Lagos State governor, Sanwo-Olu, called for the engagement of teachers, parents, and community leaders to ensure that community policing becomes one of the very strong bedrocks that could be used to set issues around security.
“For us as South West governors, we believe that community policing is the way to go, neighbourhood policing is one of the critical points that we need to have, and it can work side by side with federal police,” he said.
Ogun State governor, Abiodun, who said each of the states in the region has peculiarities in the area of security, advocated a clear roadmap to the security of the region and the nation, as well as periodic reviews to evaluate achievements.
Also in attendance at the summit were the Aare Ona Kakanfo of Yorubaland, Iba Gani Adams; and National Coordinator of Agbekoya, Alhaji Ahmed Olasunkanmi.
Traditional rulers across the Yoruba land graced the occasion.
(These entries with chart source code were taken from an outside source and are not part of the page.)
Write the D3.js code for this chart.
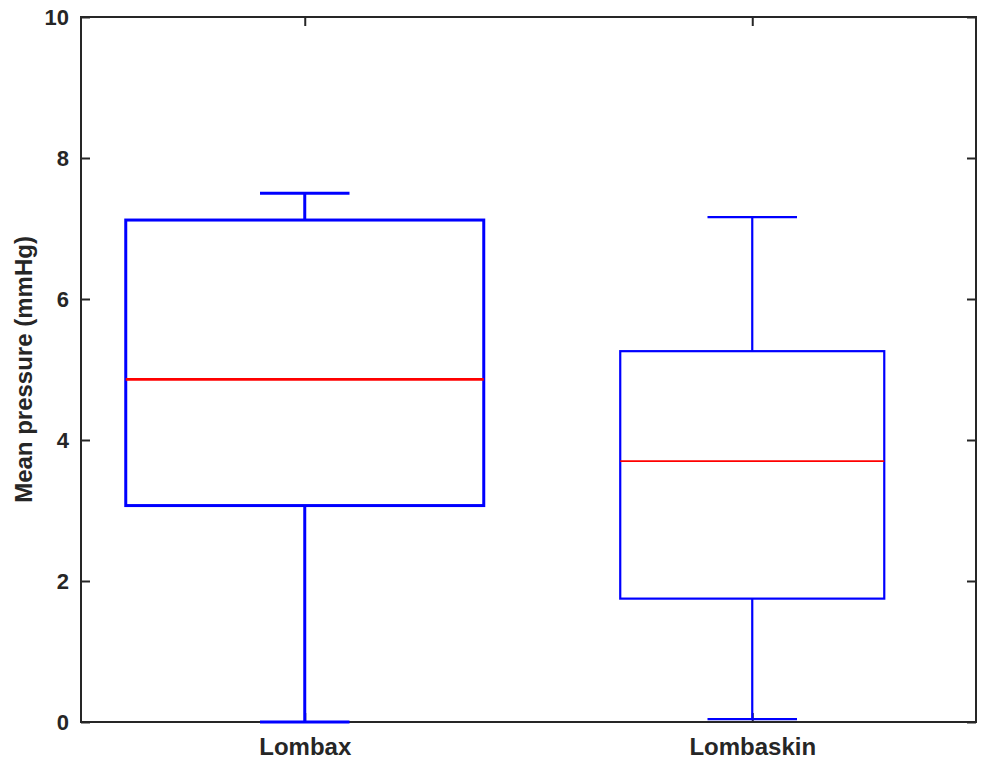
<!DOCTYPE html>
<html><head><meta charset="utf-8">
<script src="https://cdn.jsdelivr.net/npm/d3@7"></script>
<style>body{margin:0;background:#fff}text{font-family:"Liberation Sans",Arial,sans-serif;font-weight:bold;fill:#262626}</style>
</head><body><svg id="c" width="982" height="761"></svg>
<script>
const categories = ["Lombax", "Lombaskin"];
const whiskerLow = [0.0, 0.04];
const q1 = [3.07, 1.75];
const median = [4.86, 3.70];
const q3 = [7.12, 5.26];
const whiskerHigh = [7.50, 7.16];
const boxWidth = [0.8, 0.59];
const yTicks = [0, 2, 4, 6, 8, 10];

const svg = d3.select("#c");
const L = 81, R = 976, T = 17, B = 722;
const x = d3.scaleLinear().domain([0.5, 2.5]).range([L, R]);
const y = d3.scaleLinear().domain([0, 10]).range([B, T]);
const axisColor = "#262626";
const tickLen = 9;

// frame
svg.append("rect").attr("x", L).attr("y", T).attr("width", R - L).attr("height", B - T)
  .attr("fill", "none").attr("stroke", axisColor).attr("stroke-width", 2);

// y axis ticks (left & right, inward)
const yAx = svg.append("g").attr("transform", `translate(${L},0)`)
  .call(d3.axisLeft(y).tickValues(yTicks).tickSize(-tickLen).tickPadding(12).tickFormat(d3.format("d")));
yAx.select(".domain").remove();
yAx.selectAll("line").attr("stroke", axisColor).attr("stroke-width", 2);
yAx.selectAll("text").style("font-size", "22px").attr("fill", axisColor);
const yAxR = svg.append("g").attr("transform", `translate(${R},0)`)
  .call(d3.axisRight(y).tickValues(yTicks).tickSize(-tickLen).tickFormat(""));
yAxR.select(".domain").remove();
yAxR.selectAll("line").attr("stroke", axisColor).attr("stroke-width", 2);

// x axis
const xAx = svg.append("g").attr("transform", `translate(0,${B})`)
  .call(d3.axisBottom(x).tickValues([1, 2]).tickSize(-tickLen).tickPadding(16).tickFormat((d, i) => categories[i]));
xAx.select(".domain").remove();
xAx.selectAll("line").attr("stroke", axisColor).attr("stroke-width", 2);
xAx.selectAll("text").style("font-size", "24px").attr("fill", axisColor);
const xAxT = svg.append("g").attr("transform", `translate(0,${T})`)
  .call(d3.axisTop(x).tickValues([1, 2]).tickSize(-tickLen).tickFormat(""));
xAxT.select(".domain").remove();
xAxT.selectAll("line").attr("stroke", axisColor).attr("stroke-width", 2);

// y label
svg.append("text").attr("transform", `translate(32,${(T + B) / 2}) rotate(-90)`)
  .attr("text-anchor", "middle").style("font-size", "24px").text("Mean pressure (mmHg)");

// boxes
const data = categories.map((c, i) => ({ i, pos: i + 1, lo: whiskerLow[i], q1: q1[i], med: median[i], q3: q3[i], hi: whiskerHigh[i], w: boxWidth[i] }));
const lw = [3, 2.2], mw = [2.6, 1.8];
const capHalf = 0.1;
const g = svg.append("g");
data.forEach(d => {
  const blue = "#0000ff";
  const s = lw[d.i];
  // whiskers
  g.append("line").attr("x1", x(d.pos)).attr("x2", x(d.pos)).attr("y1", y(d.q3)).attr("y2", y(d.hi)).attr("stroke", blue).attr("stroke-width", s);
  g.append("line").attr("x1", x(d.pos)).attr("x2", x(d.pos)).attr("y1", y(d.q1)).attr("y2", y(d.lo)).attr("stroke", blue).attr("stroke-width", s);
  // caps
  [d.hi, d.lo].forEach(v => g.append("line").attr("x1", x(d.pos - capHalf)).attr("x2", x(d.pos + capHalf)).attr("y1", y(v)).attr("y2", y(v)).attr("stroke", blue).attr("stroke-width", s));
  // box
  g.append("rect").attr("x", x(d.pos - d.w / 2)).attr("width", x(d.pos + d.w / 2) - x(d.pos - d.w / 2))
    .attr("y", y(d.q3)).attr("height", y(d.q1) - y(d.q3)).attr("fill", "none").attr("stroke", blue).attr("stroke-width", s);
  // median
  g.append("line").attr("x1", x(d.pos - d.w / 2)).attr("x2", x(d.pos + d.w / 2)).attr("y1", y(d.med)).attr("y2", y(d.med)).attr("stroke", "#ff0000").attr("stroke-width", mw[d.i]);
});
</script></body></html>
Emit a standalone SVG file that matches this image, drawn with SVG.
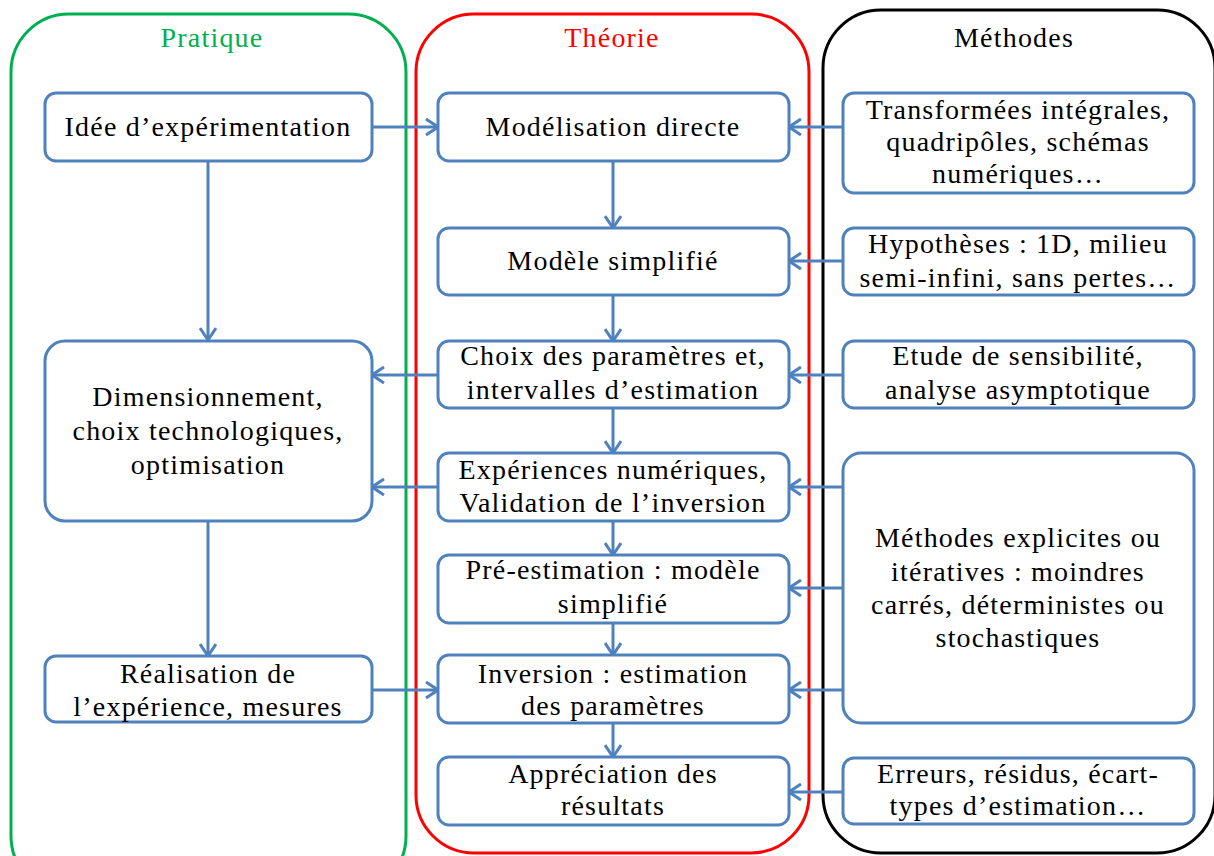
<svg xmlns="http://www.w3.org/2000/svg" width="1214" height="856" viewBox="0 0 1214 856">
<style>
.box{fill:#fff;stroke:#4F81BD;stroke-width:3}
.t{font-family:"Liberation Serif","DejaVu Serif",serif;font-size:28px;letter-spacing:1.2px;fill:#000;text-anchor:middle}
.h{font-family:"Liberation Serif","DejaVu Serif",serif;font-size:28px;letter-spacing:1.2px;text-anchor:middle}
.c{fill:none;stroke:#4F81BD;stroke-width:3}
</style>
<defs>
<marker id="ah" viewBox="0 0 14 18" refX="13" refY="9" markerWidth="14" markerHeight="18" markerUnits="userSpaceOnUse" orient="auto">
<path d="M1,1 L13,9 L1,17" fill="none" stroke="#4F81BD" stroke-width="3"/>
</marker>
</defs>
<rect width="1214" height="856" fill="#fff"/>
<g id="panels">
<rect id="pratique" x="11" y="14" width="395" height="880" rx="58" fill="none" stroke="#00B050" stroke-width="3"/>
<rect id="theorie" x="416" y="14" width="393" height="839" rx="58" fill="none" stroke="#FF0000" stroke-width="3"/>
<rect id="methodes" x="823" y="10" width="392" height="843" rx="58" fill="none" stroke="#000" stroke-width="3"/>
<text class="h" x="212" y="47" fill="#00B050">Pratique</text>
<text class="h" x="612" y="47" fill="#FF0000">Théorie</text>
<text class="h" x="1014" y="47" fill="#000">Méthodes</text>
</g>
<g id="connectors" class="c">
<line x1="372" y1="127" x2="438" y2="127" marker-end="url(#ah)"/>
<line x1="843" y1="127" x2="789" y2="127" marker-end="url(#ah)"/>
<line x1="613" y1="161" x2="613" y2="228" marker-end="url(#ah)"/>
<line x1="843" y1="261" x2="789" y2="261" marker-end="url(#ah)"/>
<line x1="613" y1="295" x2="613" y2="341" marker-end="url(#ah)"/>
<line x1="438" y1="375" x2="372" y2="375" marker-end="url(#ah)"/>
<line x1="843" y1="375" x2="789" y2="375" marker-end="url(#ah)"/>
<line x1="613" y1="408" x2="613" y2="453" marker-end="url(#ah)"/>
<line x1="438" y1="487" x2="372" y2="487" marker-end="url(#ah)"/>
<line x1="843" y1="487" x2="789" y2="487" marker-end="url(#ah)"/>
<line x1="613" y1="521" x2="613" y2="555" marker-end="url(#ah)"/>
<line x1="843" y1="588" x2="789" y2="588" marker-end="url(#ah)"/>
<line x1="613" y1="623" x2="613" y2="655" marker-end="url(#ah)"/>
<line x1="843" y1="690" x2="789" y2="690" marker-end="url(#ah)"/>
<line x1="372" y1="690" x2="438" y2="690" marker-end="url(#ah)"/>
<line x1="613" y1="723" x2="613" y2="757" marker-end="url(#ah)"/>
<line x1="843" y1="792" x2="789" y2="792" marker-end="url(#ah)"/>
<line x1="208" y1="161" x2="208" y2="340" marker-end="url(#ah)"/>
<line x1="208" y1="522" x2="208" y2="656" marker-end="url(#ah)"/>
</g>
<g id="n-idee"><rect class="box" x="45" y="93" width="327" height="68" rx="11"/><text class="t" x="208" y="136">Idée d’expérimentation</text></g>
<g id="n-dim"><rect class="box" x="45" y="341" width="327" height="180" rx="20"/><text class="t" x="208" y="406">Dimensionnement,</text><text class="t" x="208" y="440">choix technologiques,</text><text class="t" x="208" y="474">optimisation</text></g>
<g id="n-real"><rect class="box" x="45" y="656" width="327" height="66" rx="11"/><text class="t" x="208" y="683">Réalisation de</text><text class="t" x="208" y="716">l’expérience, mesures</text></g>
<g id="n-model"><rect class="box" x="438" y="93" width="351" height="68" rx="11"/><text class="t" x="613" y="136">Modélisation directe</text></g>
<g id="n-simpl"><rect class="box" x="438" y="228" width="351" height="67" rx="11"/><text class="t" x="613" y="270">Modèle simplifié</text></g>
<g id="n-choix"><rect class="box" x="438" y="341" width="351" height="67" rx="11"/><text class="t" x="613" y="365">Choix des paramètres et,</text><text class="t" x="613" y="399">intervalles d’estimation</text></g>
<g id="n-exp"><rect class="box" x="438" y="453" width="351" height="68" rx="11"/><text class="t" x="613" y="479">Expériences numériques,</text><text class="t" x="613" y="512">Validation de l’inversion</text></g>
<g id="n-pre"><rect class="box" x="438" y="555" width="351" height="68" rx="11"/><text class="t" x="613" y="579">Pré-estimation : modèle</text><text class="t" x="613" y="613">simplifié</text></g>
<g id="n-inv"><rect class="box" x="438" y="655" width="351" height="68" rx="11"/><text class="t" x="613" y="683">Inversion : estimation</text><text class="t" x="613" y="715">des paramètres</text></g>
<g id="n-appr"><rect class="box" x="438" y="757" width="351" height="68" rx="11"/><text class="t" x="613" y="783">Appréciation des</text><text class="t" x="613" y="815">résultats</text></g>
<g id="n-transf"><rect class="box" x="843" y="93" width="351" height="100" rx="11"/><text class="t" x="1018" y="119">Transformées intégrales,</text><text class="t" x="1018" y="151">quadripôles, schémas</text><text class="t" x="1018" y="183">numériques…</text></g>
<g id="n-hyp"><rect class="box" x="843" y="228" width="351" height="67" rx="11"/><text class="t" x="1018" y="253">Hypothèses : 1D, milieu</text><text class="t" x="1018" y="287">semi-infini, sans pertes…</text></g>
<g id="n-etude"><rect class="box" x="843" y="341" width="351" height="67" rx="11"/><text class="t" x="1018" y="365">Etude de sensibilité,</text><text class="t" x="1018" y="399">analyse asymptotique</text></g>
<g id="n-meth"><rect class="box" x="843" y="453" width="351" height="270" rx="18"/><text class="t" x="1018" y="547">Méthodes explicites ou</text><text class="t" x="1018" y="581">itératives : moindres</text><text class="t" x="1018" y="614">carrés, déterministes ou</text><text class="t" x="1018" y="647">stochastiques</text></g>
<g id="n-err"><rect class="box" x="843" y="758" width="351" height="66" rx="11"/><text class="t" x="1018" y="783">Erreurs, résidus, écart-</text><text class="t" x="1018" y="815">types d’estimation…</text></g>
</svg>
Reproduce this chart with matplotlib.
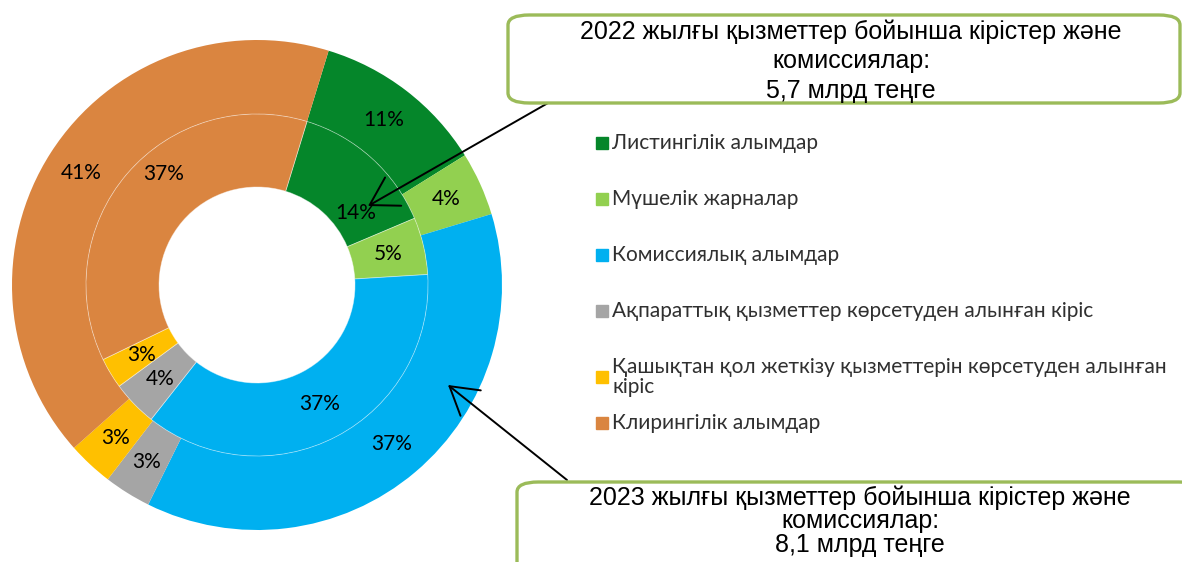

They included Ewi of Ado-Ekiti, Oba Rufus Aladesanmi; Olugbo of Ugboland, Oba Obateru Akintuntan and Oluwo of Iwo, Oba Abdulrasheed Akanbi; Elemure of Emure Ekiti, Saki Arigidi of Akoko in Ondo State and Ogoga of Ikere-Ekiti, among others.
The Inspector General of Police (IGP), Muhammed Adamu, was represented by a Deputy Inspector General of Police (DIG), Taiwo Lakanu.
The Assistant Inspector General of Police in charge of Zone 11, comprising Oyo, Osun and Ondo states, Mr. Leye Oyebade; first professor of criminology in Nigeria and member of the Presidential Advisory Committee Against Corruption (PACAC), Femi Odekunle; and a professor of History and Head, Department of History, University of Ibadan, Tayo Adesina, were among speakers at the summit.